Their path was paved by an army of historical revisionists and authoritarian pastors who preach a kind of Gospel built around their particular, and narrow, version of biblical inerrancy—particularly one in which men hold the upper hand in all matters. White men.
So in many regards, the running religious hysteria over abortion—one that reaches such a fever pitch that its advocates cannot even distinguish between miscarriage and deliberate termination—has multiple components even beyond the control of women’s bodies, since the issue is a sublimated response against other kinds of civil rights, notably the racial kind.
Stewart also effectively reminds us that even though the religious right comprises a minority of the American populace, it has become very effective at insinuating itself in the national, state, and local seats of power. Once installed, they absolutely overwhelm the democratic institutions whose existence their entire campaign is designed to undermine and destroy.
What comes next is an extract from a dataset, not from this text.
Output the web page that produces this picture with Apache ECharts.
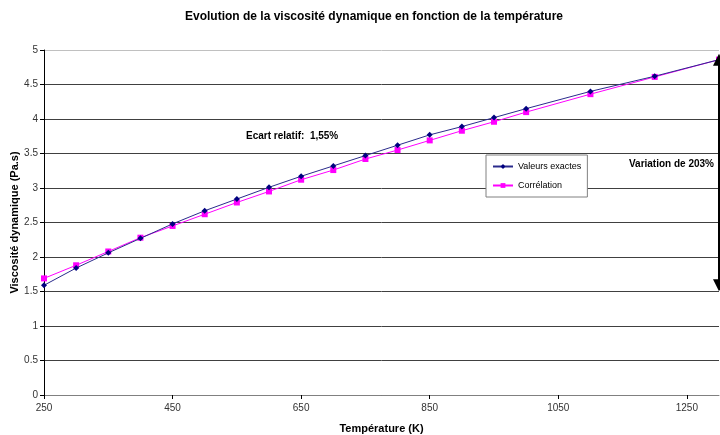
<!DOCTYPE html>
<html>
<head>
<meta charset="utf-8">
<script src="https://cdn.jsdelivr.net/npm/echarts@6/dist/echarts.min.js"></script>
<style>html,body{margin:0;padding:0;background:#fff}#c{width:720px;height:435px}</style>
</head>
<body>
<div id="c"></div>
<script>
var temperatures = [250, 300, 350, 400, 450, 500, 550, 600, 650, 700, 750, 800, 850, 900, 950, 1000, 1100, 1200, 1300];
var valeursExactes = [1.59, 1.84, 2.06, 2.27, 2.48, 2.67, 2.84, 3.01, 3.17, 3.32, 3.47, 3.62, 3.77, 3.89, 4.02, 4.15, 4.40, 4.62, 4.86];
var correlation = [1.69, 1.88, 2.08, 2.28, 2.45, 2.62, 2.79, 2.95, 3.12, 3.26, 3.42, 3.55, 3.69, 3.83, 3.96, 4.10, 4.36, 4.61, 4.86];
var seriesNames = ['Valeurs exactes', 'Corrélation'];
var variationRange = [4.86, 1.59];

function pairs(xs, ys) { return xs.map(function (x, i) { return [x, ys[i]]; }); }

var FONT = '"Liberation Sans", Arial, sans-serif';
var gridColors = [];
for (var i = 0; i < 11; i++) gridColors.push(i === 10 ? '#c0c0c0' : '#404040');

var chart = echarts.init(document.getElementById('c'), null, {renderer: 'canvas'});
chart.setOption({
  animation: false,
  backgroundColor: '#fff',
  textStyle: {fontFamily: FONT},
  title: {
    text: 'Evolution de la viscosité dynamique en fonction de la température',
    left: 369, top: 6, textAlign: 'center',
    textStyle: {fontFamily: FONT, fontSize: 12, fontWeight: 'bold', color: '#000'}
  },
  grid: {left: 44, right: 1, top: 50, bottom: 40, containLabel: false, outerBoundsMode: 'none'},
  xAxis: {
    type: 'value', min: 250, max: 1300, interval: 200,
    name: 'Température (K)', nameLocation: 'middle', nameGap: 28,
    nameTextStyle: {fontFamily: FONT, fontSize: 11, fontWeight: 'bold', color: '#000'},
    axisLine: {show: true, lineStyle: {color: '#808080', width: 1}},
    axisTick: {show: true, length: 4, lineStyle: {color: '#000'}},
    axisLabel: {fontFamily: FONT, fontSize: 10, color: '#333', margin: 8, showMaxLabel: false,
      formatter: function (v) { return String(v); }},
    splitLine: {show: false}
  },
  yAxis: {
    type: 'value', min: 0, max: 5, interval: 0.5,
    name: 'Viscosité dynamique (Pa.s)', nameLocation: 'middle', nameGap: 24, nameMoveOverlap: false,
    nameTextStyle: {fontFamily: FONT, fontSize: 11, fontWeight: 'bold', color: '#000'},
    axisLine: {show: true, lineStyle: {color: '#000', width: 1}},
    axisTick: {show: true, length: 4, lineStyle: {color: '#000'}},
    axisLabel: {fontFamily: FONT, fontSize: 10, color: '#333', margin: 6,
      formatter: function (v) { return String(v); }},
    splitLine: {show: true, lineStyle: {color: gridColors, width: 1}}
  },
  legend: {
    orient: 'vertical', left: 486, top: 155,
    backgroundColor: '#fff', borderColor: '#808080', borderWidth: 1,
    padding: [7, 6, 7, 6], itemGap: 10, itemWidth: 20, itemHeight: 6,
    textStyle: {fontFamily: FONT, fontSize: 9, color: '#000'},
    data: seriesNames
  },
  series: [
    {
      name: seriesNames[0], type: 'line', data: pairs(temperatures, valeursExactes),
      symbol: 'diamond', symbolSize: 6, showAllSymbol: true, clip: false,
      lineStyle: {color: '#2b2b8c', width: 1},
      itemStyle: {color: '#000080', borderWidth: 0},
      emphasis: {disabled: true},
      markLine: {
        silent: true, symbol: ['triangle', 'triangle'], symbolSize: 12,
        label: {show: false},
        lineStyle: {color: '#000', width: 2, type: 'solid'},
        data: [[{coord: [1300, variationRange[0]]}, {coord: [1300, variationRange[1]]}]]
      },
      z: 3
    },
    {
      name: seriesNames[1], type: 'line', data: pairs(temperatures, correlation),
      symbol: 'rect', symbolSize: 6, showAllSymbol: true,
      lineStyle: {color: '#ff00ff', width: 1},
      itemStyle: {color: '#ff00ff', borderWidth: 0},
      emphasis: {disabled: true},
      z: 2
    }
  ],
  graphic: [
    {type: 'text', left: 246, top: 131, style: {text: 'Ecart relatif:  1,55%', fill: '#000', font: 'bold 10px ' + FONT}},
    {type: 'text', right: 6, top: 159, style: {text: 'Variation de 203%', fill: '#000', font: 'bold 10px ' + FONT}}
  ]
});
</script>
</body>
</html>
Nor, she suggests, is the answer to reinvent America—rather, it’s to reinvigorate its democratic roots. “We don’t need to create a new majority; we just need to give our existing majority the power to which it is entitled,” she writes. “Everything that restores the power of people to govern ourselves undermines the pretension of those who would dominate us in the name of God.”
It’s a powerful and persuasive argument, one that Stewart illuminates with an array of history and political reporting, effectively weaving a portrait of our current grim situation with the threads from the past. The problem is that expertise of this variety is often ignored by the very people it would most benefit.
Too many would-be defenders of democracy tackle the task without a clear understanding of what they’re up against. This book is an excellent remedy for that.